Syndicated from: Digital Music News - Paul Resnikoff
Despite strong digital gains, recent quarterly losses at Warner Music Group are part of a continuing profit slide. But just how serious is the financial picture?
This isn’t a rosy period of double-digit gains, that’s for sure. And flagship CDs are in a free-fall. But the financial picture at Warner is showing more resilience than you might imagine under the circumstances.
Warner Music Group first went public in 2005, a period that featured far more investor optimism. But the profit picture has been slipping since, and Wall Street has been mostly unsympathetic.
What was once slightly-in-the-black has now gone red. During Warner’s calendar fourth quarter of 2004, profits landed at $36 million, only to improve to $69 million the following year. But by 2006, the holiday story started losing steam. The company earned a smaller $18 million during the period, though profits turned to losses - of $16 million - during the most recent Christmas buying quarter.
But not everything is so bleak. Major label executives often temper the picture by pointing to more stable revenues, less severe profit declines, and bullish digital gains.

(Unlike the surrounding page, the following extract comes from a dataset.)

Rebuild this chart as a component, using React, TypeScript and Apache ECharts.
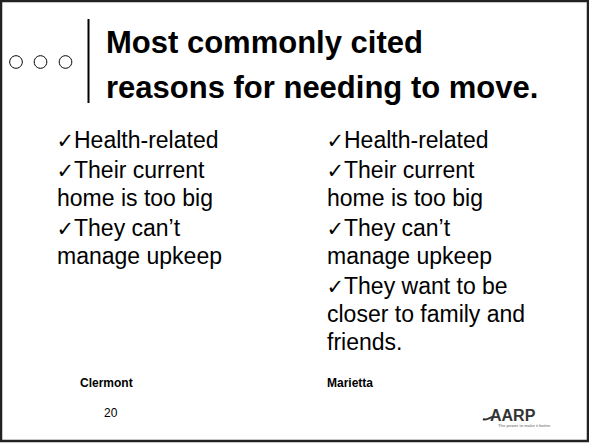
import React, { useEffect, useRef } from "react";
import * as echarts from "echarts";

// ---- content ----
const titleLines = ["Most commonly cited", "reasons for needing to move."];
// each bullet is a paragraph made of its wrapped lines
const clermontItems = [
  ["Health-related"],
  ["Their current", "home is too big"],
  ["They can’t", "manage upkeep"],
];
const mariettaItems = [
  ["Health-related"],
  ["Their current", "home is too big"],
  ["They can’t", "manage upkeep"],
  ["They want to be", "closer to family and", "friends."],
];
const checkMark = "✓";
const columnLabels = ["Clermont", "Marietta"];
const slideNumber = "20";
const logoText = "AARP";
const logoTagline = "The power to make it better.";

const FONT = "'Liberation Sans', Arial, 'DejaVu Sans', sans-serif";

export default function App() {
  const ref = useRef<HTMLDivElement>(null);
  useEffect(() => {
    if (!ref.current) return;
    const chart = echarts.init(ref.current, undefined, { renderer: "svg" });

    const elements: any[] = [];
    // frame
    elements.push({
      type: "rect",
      shape: { x: 1, y: 1, width: 587, height: 440 },
      style: { fill: "#fff", stroke: "#222", lineWidth: 2.5 },
    });
    // three circles
    [16, 40.5, 65.5].forEach((cx) =>
      elements.push({
        type: "circle",
        shape: { cx, cy: 62, r: 6.3 },
        style: { fill: "none", stroke: "#000", lineWidth: 1 },
      })
    );
    // vertical rule
    elements.push({
      type: "line",
      shape: { x1: 88.5, y1: 19, x2: 88.5, y2: 103 },
      style: { stroke: "#000", lineWidth: 2 },
    });
    // title
    titleLines.forEach((t, i) =>
      elements.push({
        type: "text",
        x: 106,
        y: 42 + i * 45,
        style: {
          text: t,
          font: `bold 31px ${FONT}`,
          fill: "#000",
          textVerticalAlign: "middle",
        },
      })
    );
    // columns
    const colX = [57, 327];
    const lineH = 28;
    const paraGap = 2;
    [clermontItems, mariettaItems].forEach((items, c) => {
      let base = 148.5; // baseline of first line
      items.forEach((lines, p) => {
        if (p > 0) base += paraGap;
        lines.forEach((t, i) => {
          const cy = base - 8.2;
          if (i === 0) {
            elements.push({
              type: "text",
              x: colX[c] - 0.5,
              y: cy + 0.5,
              style: {
                text: checkMark,
                font: `21px ${FONT}`,
                fill: "#000",
                textVerticalAlign: "middle",
              },
            });
          }
          elements.push({
            type: "text",
            x: i === 0 ? colX[c] + 17 : colX[c],
            y: cy,
            style: {
              text: t,
              font: `23px ${FONT}`,
              fill: "#000",
              textVerticalAlign: "middle",
            },
          });
          base += lineH;
        });
      });
    });
    // column labels
    columnLabels.forEach((t, c) =>
      elements.push({
        type: "text",
        x: [80, 327][c],
        y: 383,
        style: {
          text: t,
          font: `bold 12px ${FONT}`,
          fill: "#000",
          textVerticalAlign: "middle",
        },
      })
    );
    // slide number
    elements.push({
      type: "text",
      x: 104,
      y: 413,
      style: {
        text: slideNumber,
        font: `12px ${FONT}`,
        fill: "#000",
        textVerticalAlign: "middle",
      },
    });
    // logo
    elements.push({
      type: "bezierCurve",
      shape: { x1: 483, y1: 419, x2: 493, y2: 417, cpx1: 487, cpy1: 421, cpx2: 490, cpy2: 417 },
      style: { stroke: "#333", lineWidth: 2, fill: "none" },
    });
    elements.push({
      type: "text",
      x: 490,
      y: 415,
      style: {
        text: logoText,
        font: `bold 16px ${FONT}`,
        fill: "#333",
        textVerticalAlign: "middle",
      },
    });
    elements.push({
      type: "text",
      x: 498,
      y: 425,
      style: {
        text: logoTagline,
        font: `4.3px ${FONT}`,
        fill: "#666",
        textVerticalAlign: "middle",
      },
    });

    chart.setOption({
      animation: false,
      backgroundColor: "#fff",
      graphic: { elements },
    });
    return () => chart.dispose();
  }, []);
  return (
    <div
      ref={ref}
      style={{ position: "fixed", left: 0, top: 0, width: 589, height: 445 }}
    />
  );
}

Of course, some of that is spin, but in the case of Warner Music, balance sheets actually support those claims.
In fact, the revenue story has not been disastrous. Revenues topped $1.088 billion during the fourth quarter of 2004, roughly 9.1 percent greater than revenues reported during the recent period. Of that total, digital assets now account for 14 percent of total revenues - up from nearly zero several years ago.
On an annual scale, a similar revenue picture emerges. Dialing back to the fiscal year ending November 30th, 2003, revenues neared $3.23 billion. Fast-forward to the fiscal year ending September 30th, 2007, and revenues of $3.39 billion appear - hardly an implosion. Not the envy of companies worldwide - after all, a flattening revenue picture is rarely good news. But not exactly a sinkhole, either.

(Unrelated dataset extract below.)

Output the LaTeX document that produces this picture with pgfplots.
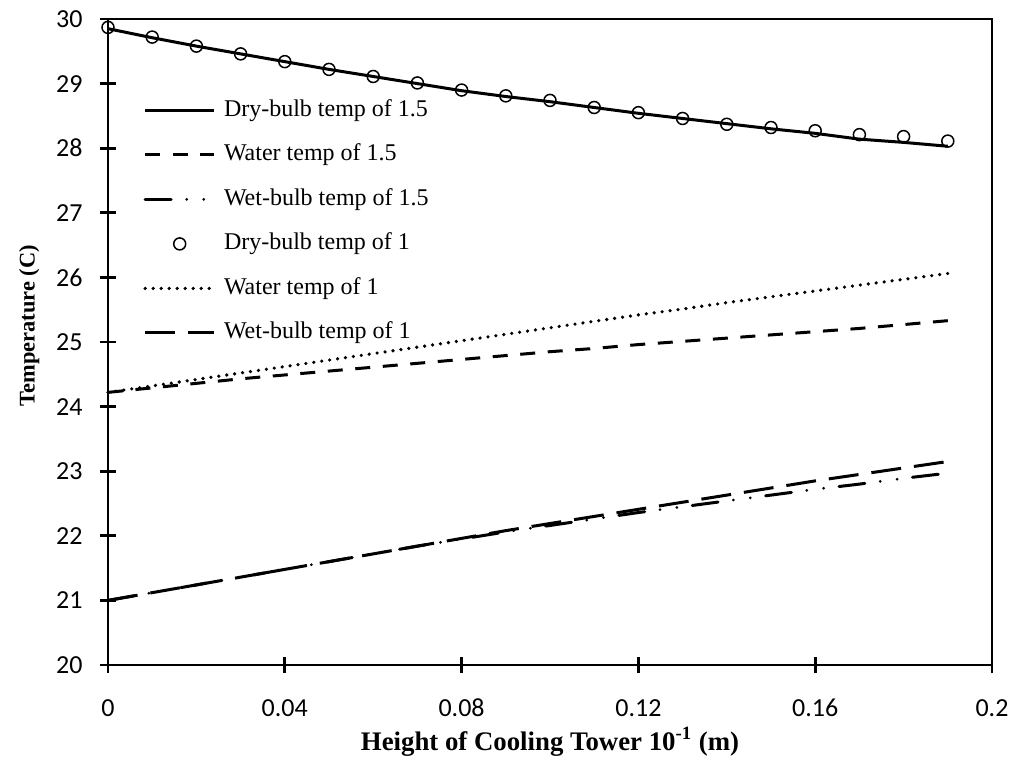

Why the revenue resilience? Is creative accounting at work? Almost every company dances the numbers a bit, but artistic accounting has its limits - especially in the current regulatory climate.
And ugly profit losses year-after-year prove the point. Warner Music dropped $21 million during the most recent fiscal year, and actually gained $60 million during the previous year.
But the worst financial losses happened during the earlier part of the decade. In 2005, the company lost $169 million, an improvement over 2004 declines of $1.42 billion. And losses hit an immense $1.35 billion in 2003, and a disastrous $6.03 billion in 2002, in part because of accounting methodology changes.
Those are major drops, though at least the earnings picture is showing improvement. The question is whether Warner - and other majors - can survive the current turmoil, one that now includes a massive, 15 percent US-based album sales decline in 2007.
The current terrain is characterized by serious overhead cuts and slippery traditional retail declines. That is a worsening picture, though major labels like Warner carry enviable recording and publishing assets.
Perhaps the best prognostication involves a breed of smaller major labels ahead, though survival depends on a leaner, greatly diversified model. And in the case of Warner, and other labels, the financial picture is less severe than generally reported - and that spells a little more wiggle room for radical reinvention.